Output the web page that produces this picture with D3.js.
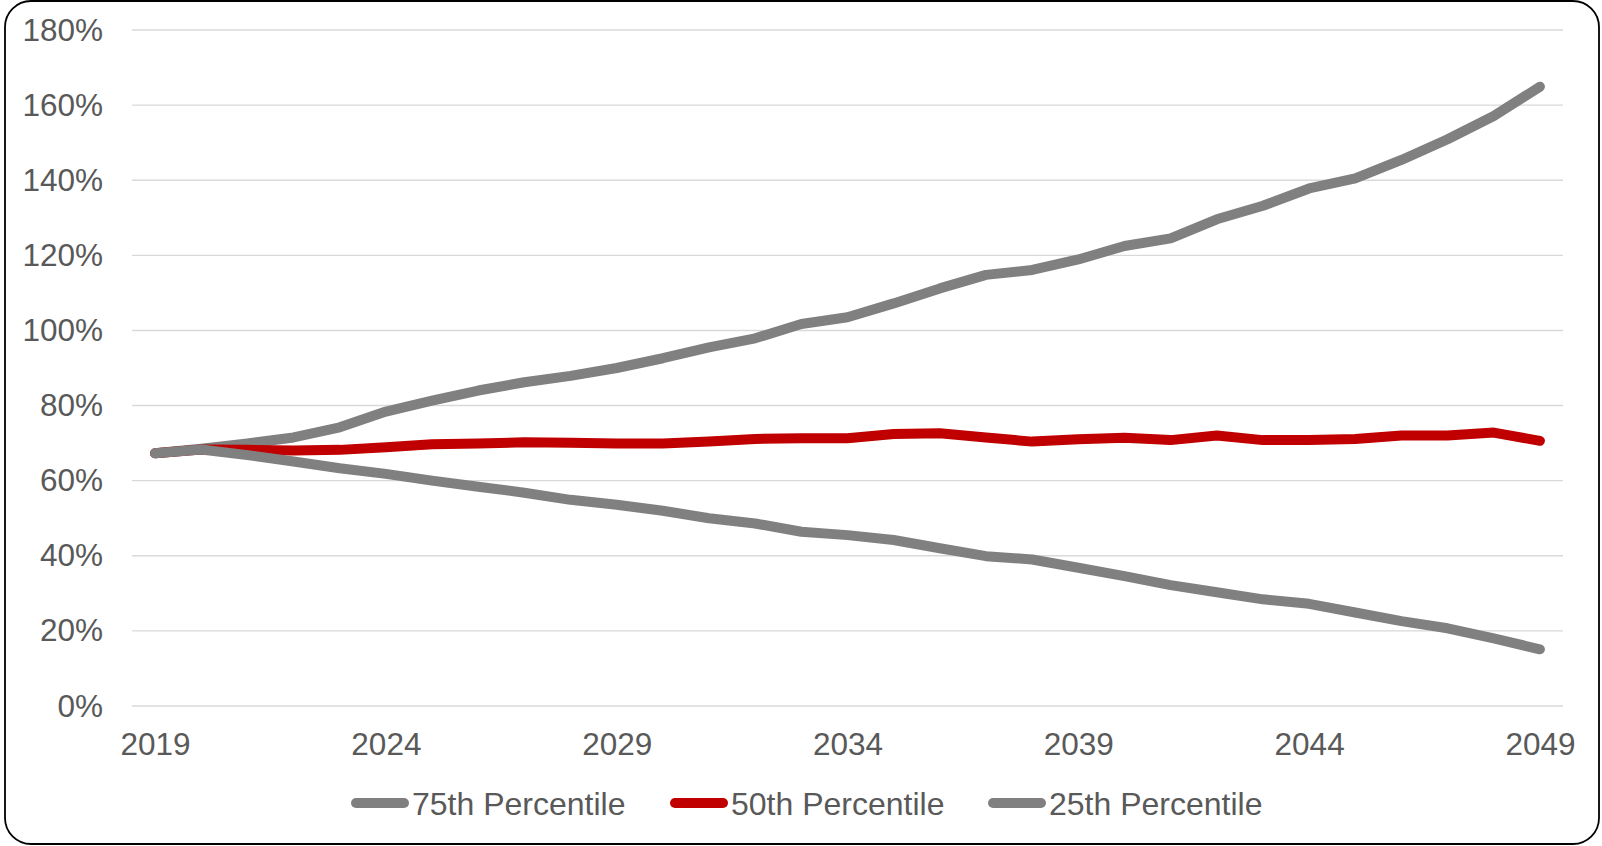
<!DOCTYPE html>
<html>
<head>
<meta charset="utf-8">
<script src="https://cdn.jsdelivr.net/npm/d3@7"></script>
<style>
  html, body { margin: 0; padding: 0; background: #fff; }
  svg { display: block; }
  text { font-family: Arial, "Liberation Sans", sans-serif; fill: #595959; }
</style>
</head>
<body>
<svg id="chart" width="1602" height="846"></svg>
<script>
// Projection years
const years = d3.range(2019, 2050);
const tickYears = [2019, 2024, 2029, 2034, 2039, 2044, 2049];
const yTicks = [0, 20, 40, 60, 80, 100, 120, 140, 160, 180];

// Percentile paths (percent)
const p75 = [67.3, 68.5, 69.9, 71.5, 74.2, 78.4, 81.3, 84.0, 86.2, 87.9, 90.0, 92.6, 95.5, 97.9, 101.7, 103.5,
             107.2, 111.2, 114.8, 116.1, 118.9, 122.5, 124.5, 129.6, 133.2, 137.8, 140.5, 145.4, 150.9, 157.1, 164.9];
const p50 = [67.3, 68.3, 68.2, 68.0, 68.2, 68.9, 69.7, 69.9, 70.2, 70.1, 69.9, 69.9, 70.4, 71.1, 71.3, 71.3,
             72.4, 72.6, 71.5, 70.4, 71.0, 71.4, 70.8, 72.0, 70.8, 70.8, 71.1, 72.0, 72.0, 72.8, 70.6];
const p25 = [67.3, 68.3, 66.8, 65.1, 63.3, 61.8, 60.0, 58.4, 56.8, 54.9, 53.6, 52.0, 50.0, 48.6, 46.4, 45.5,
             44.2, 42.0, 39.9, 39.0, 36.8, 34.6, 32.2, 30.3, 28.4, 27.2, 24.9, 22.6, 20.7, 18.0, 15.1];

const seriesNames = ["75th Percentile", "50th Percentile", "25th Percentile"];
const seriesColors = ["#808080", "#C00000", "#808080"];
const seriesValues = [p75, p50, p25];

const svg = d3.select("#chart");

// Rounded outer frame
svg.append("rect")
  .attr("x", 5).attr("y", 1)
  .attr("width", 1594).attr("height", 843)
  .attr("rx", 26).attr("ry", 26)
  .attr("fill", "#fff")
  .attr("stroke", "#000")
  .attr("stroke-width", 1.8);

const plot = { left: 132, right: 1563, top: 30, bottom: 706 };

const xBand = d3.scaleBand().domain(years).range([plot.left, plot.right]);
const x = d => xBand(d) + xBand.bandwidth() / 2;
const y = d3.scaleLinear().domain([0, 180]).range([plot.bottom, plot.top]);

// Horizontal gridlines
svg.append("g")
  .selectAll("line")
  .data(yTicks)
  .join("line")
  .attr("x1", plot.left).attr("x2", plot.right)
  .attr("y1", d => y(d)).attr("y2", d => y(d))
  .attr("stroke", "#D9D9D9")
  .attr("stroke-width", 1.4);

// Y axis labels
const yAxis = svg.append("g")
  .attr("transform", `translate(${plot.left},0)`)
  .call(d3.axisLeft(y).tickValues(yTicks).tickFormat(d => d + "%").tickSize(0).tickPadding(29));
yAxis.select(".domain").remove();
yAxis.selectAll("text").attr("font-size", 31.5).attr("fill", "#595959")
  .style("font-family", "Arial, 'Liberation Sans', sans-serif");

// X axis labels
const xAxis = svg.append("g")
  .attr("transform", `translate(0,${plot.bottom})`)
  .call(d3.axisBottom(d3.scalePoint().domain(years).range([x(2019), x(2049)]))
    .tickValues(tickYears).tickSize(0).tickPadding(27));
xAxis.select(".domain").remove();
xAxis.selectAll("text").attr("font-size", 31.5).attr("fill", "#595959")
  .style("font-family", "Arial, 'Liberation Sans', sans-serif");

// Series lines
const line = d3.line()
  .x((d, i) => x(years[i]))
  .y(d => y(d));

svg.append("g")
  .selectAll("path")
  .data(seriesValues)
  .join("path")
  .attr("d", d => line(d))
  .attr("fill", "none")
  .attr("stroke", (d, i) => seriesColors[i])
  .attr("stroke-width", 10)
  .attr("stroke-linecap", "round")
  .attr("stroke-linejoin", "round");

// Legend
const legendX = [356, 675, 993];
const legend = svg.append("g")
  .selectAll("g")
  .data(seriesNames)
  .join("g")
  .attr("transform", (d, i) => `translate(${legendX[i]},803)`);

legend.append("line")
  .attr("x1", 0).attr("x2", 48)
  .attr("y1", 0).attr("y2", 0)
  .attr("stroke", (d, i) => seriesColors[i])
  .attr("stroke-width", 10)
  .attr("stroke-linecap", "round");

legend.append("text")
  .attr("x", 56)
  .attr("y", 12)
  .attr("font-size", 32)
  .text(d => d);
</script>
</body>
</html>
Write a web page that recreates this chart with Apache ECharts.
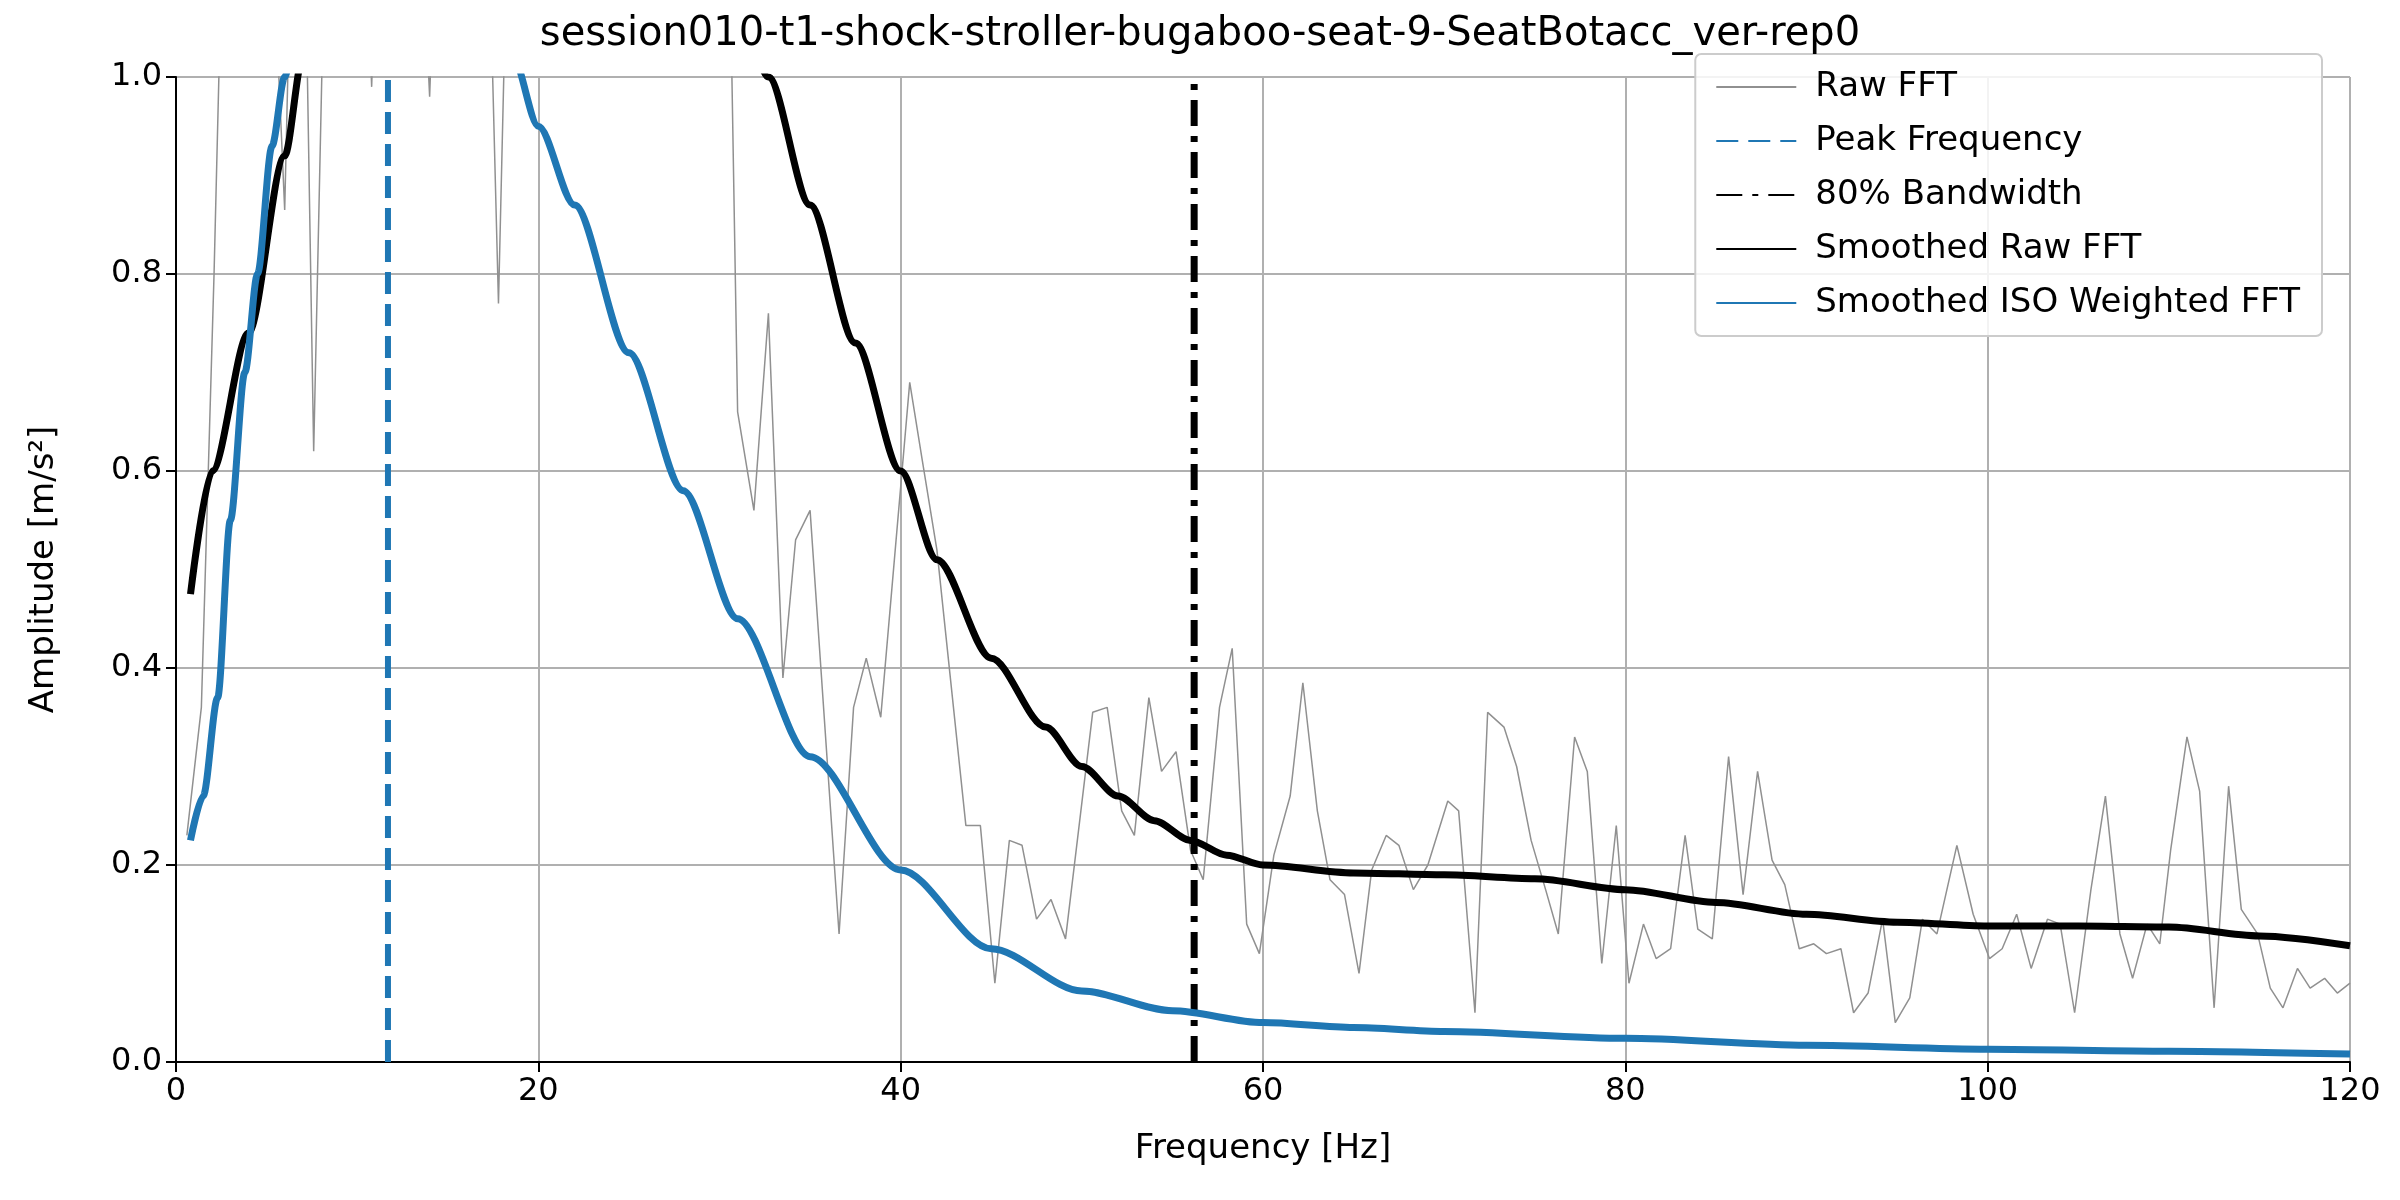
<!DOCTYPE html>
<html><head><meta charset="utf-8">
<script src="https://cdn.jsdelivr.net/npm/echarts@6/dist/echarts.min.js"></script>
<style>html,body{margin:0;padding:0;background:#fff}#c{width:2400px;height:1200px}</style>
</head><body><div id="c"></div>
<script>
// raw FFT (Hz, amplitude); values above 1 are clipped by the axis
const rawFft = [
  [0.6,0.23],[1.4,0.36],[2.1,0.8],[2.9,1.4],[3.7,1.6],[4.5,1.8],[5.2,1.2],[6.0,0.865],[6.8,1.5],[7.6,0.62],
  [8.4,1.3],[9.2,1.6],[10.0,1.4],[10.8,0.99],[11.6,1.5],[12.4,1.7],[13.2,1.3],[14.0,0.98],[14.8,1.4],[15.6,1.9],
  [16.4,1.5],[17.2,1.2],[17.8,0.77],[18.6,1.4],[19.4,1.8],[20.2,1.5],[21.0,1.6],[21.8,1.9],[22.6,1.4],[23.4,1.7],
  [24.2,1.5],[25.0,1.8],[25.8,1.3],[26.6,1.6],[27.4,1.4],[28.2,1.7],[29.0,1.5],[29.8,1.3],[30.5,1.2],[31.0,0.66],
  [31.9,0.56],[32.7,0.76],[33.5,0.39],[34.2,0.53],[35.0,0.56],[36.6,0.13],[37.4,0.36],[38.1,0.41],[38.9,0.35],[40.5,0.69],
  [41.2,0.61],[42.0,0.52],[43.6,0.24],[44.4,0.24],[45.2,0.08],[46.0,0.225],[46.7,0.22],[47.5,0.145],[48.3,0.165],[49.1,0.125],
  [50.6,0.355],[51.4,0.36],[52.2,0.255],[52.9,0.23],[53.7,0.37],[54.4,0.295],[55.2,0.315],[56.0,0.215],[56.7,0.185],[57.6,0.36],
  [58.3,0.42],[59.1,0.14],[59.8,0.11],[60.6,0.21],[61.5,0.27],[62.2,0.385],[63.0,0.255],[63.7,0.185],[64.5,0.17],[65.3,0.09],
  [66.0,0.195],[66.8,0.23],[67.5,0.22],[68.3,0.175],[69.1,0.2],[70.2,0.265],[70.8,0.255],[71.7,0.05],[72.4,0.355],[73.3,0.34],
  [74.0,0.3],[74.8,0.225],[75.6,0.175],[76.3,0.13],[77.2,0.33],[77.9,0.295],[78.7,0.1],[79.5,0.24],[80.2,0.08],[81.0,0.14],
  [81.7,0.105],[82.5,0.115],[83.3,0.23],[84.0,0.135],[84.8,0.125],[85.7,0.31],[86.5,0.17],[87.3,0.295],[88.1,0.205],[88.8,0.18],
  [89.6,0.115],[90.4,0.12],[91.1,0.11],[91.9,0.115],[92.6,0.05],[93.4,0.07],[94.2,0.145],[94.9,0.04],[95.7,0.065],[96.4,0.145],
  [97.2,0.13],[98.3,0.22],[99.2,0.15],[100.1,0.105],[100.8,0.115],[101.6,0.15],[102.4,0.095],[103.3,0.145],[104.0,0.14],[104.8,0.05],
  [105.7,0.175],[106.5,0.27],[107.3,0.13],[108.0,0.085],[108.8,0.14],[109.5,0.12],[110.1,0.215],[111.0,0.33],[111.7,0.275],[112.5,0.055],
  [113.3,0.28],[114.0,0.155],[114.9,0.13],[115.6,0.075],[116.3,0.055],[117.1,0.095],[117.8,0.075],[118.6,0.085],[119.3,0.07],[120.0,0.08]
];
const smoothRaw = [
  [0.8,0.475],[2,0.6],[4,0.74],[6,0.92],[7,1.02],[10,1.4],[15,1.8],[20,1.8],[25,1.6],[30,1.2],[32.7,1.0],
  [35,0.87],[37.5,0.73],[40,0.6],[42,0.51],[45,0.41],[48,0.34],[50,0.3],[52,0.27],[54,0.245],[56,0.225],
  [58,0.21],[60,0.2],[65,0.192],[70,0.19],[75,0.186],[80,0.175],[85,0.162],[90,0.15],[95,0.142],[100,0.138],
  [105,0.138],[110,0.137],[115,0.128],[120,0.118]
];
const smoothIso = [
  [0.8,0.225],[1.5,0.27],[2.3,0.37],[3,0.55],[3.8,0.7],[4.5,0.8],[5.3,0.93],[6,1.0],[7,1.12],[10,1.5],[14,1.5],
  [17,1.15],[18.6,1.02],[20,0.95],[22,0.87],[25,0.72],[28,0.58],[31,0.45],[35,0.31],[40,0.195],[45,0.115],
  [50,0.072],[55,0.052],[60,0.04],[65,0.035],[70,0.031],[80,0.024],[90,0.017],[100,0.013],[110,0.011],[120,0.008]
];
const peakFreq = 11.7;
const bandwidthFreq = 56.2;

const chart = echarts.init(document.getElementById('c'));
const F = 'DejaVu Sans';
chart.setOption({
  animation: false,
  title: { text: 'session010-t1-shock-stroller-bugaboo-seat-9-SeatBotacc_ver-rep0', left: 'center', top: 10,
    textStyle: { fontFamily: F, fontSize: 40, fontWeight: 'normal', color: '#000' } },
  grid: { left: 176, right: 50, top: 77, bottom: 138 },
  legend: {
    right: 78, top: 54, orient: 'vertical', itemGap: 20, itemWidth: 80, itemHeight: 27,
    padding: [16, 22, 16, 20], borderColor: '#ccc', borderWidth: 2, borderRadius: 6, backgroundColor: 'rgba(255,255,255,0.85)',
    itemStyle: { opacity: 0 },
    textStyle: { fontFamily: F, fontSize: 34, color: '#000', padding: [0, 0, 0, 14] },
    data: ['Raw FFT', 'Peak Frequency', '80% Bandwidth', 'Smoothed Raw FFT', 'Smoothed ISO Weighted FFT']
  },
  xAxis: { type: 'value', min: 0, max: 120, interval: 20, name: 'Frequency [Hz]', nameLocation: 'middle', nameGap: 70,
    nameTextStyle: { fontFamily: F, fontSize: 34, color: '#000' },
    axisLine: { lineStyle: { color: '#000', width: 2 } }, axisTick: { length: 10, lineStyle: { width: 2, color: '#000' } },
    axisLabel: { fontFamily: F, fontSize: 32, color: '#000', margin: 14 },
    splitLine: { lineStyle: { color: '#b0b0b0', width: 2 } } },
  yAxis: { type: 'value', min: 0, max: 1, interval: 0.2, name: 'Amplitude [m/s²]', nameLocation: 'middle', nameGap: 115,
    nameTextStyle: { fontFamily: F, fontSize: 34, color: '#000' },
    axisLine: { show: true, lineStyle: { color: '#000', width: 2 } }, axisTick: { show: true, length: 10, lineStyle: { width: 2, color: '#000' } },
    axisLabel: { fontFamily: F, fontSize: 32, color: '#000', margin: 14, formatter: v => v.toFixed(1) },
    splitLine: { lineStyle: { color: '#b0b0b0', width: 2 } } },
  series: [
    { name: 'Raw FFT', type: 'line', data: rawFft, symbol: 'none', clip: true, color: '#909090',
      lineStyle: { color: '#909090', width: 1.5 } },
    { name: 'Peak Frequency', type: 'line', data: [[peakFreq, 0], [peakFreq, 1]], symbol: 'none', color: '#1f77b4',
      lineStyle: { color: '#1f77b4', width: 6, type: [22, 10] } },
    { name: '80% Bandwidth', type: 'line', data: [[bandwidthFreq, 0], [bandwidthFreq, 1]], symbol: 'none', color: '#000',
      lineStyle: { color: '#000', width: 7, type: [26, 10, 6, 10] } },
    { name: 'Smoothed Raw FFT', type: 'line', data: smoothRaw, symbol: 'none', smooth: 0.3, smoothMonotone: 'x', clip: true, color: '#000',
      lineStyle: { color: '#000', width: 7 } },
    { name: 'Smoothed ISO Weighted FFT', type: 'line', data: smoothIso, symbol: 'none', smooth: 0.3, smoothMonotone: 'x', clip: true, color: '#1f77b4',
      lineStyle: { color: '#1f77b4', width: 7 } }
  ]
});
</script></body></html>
──────────
▸ EXERCISE OBJECTIVE:
Your task is to restate word for word the lines from the top of the data to the line containing "140, 160, 180];", both ends included, with every picture left out.

▸ RESPONSE:
Output the web page that produces this picture with D3.js.
<!DOCTYPE html>
<html>
<head>
<meta charset="utf-8">
<script src="https://cdn.jsdelivr.net/npm/d3@7"></script>
<style>
  html, body { margin: 0; padding: 0; background: #fff; }
  svg { display: block; }
  text { font-family: Arial, "Liberation Sans", sans-serif; fill: #595959; }
</style>
</head>
<body>
<svg id="chart" width="1602" height="846"></svg>
<script>
// Projection years
const years = d3.range(2019, 2050);
const tickYears = [2019, 2024, 2029, 2034, 2039, 2044, 2049];
const yTicks = [0, 20, 40, 60, 80, 100, 120, 140, 160, 180];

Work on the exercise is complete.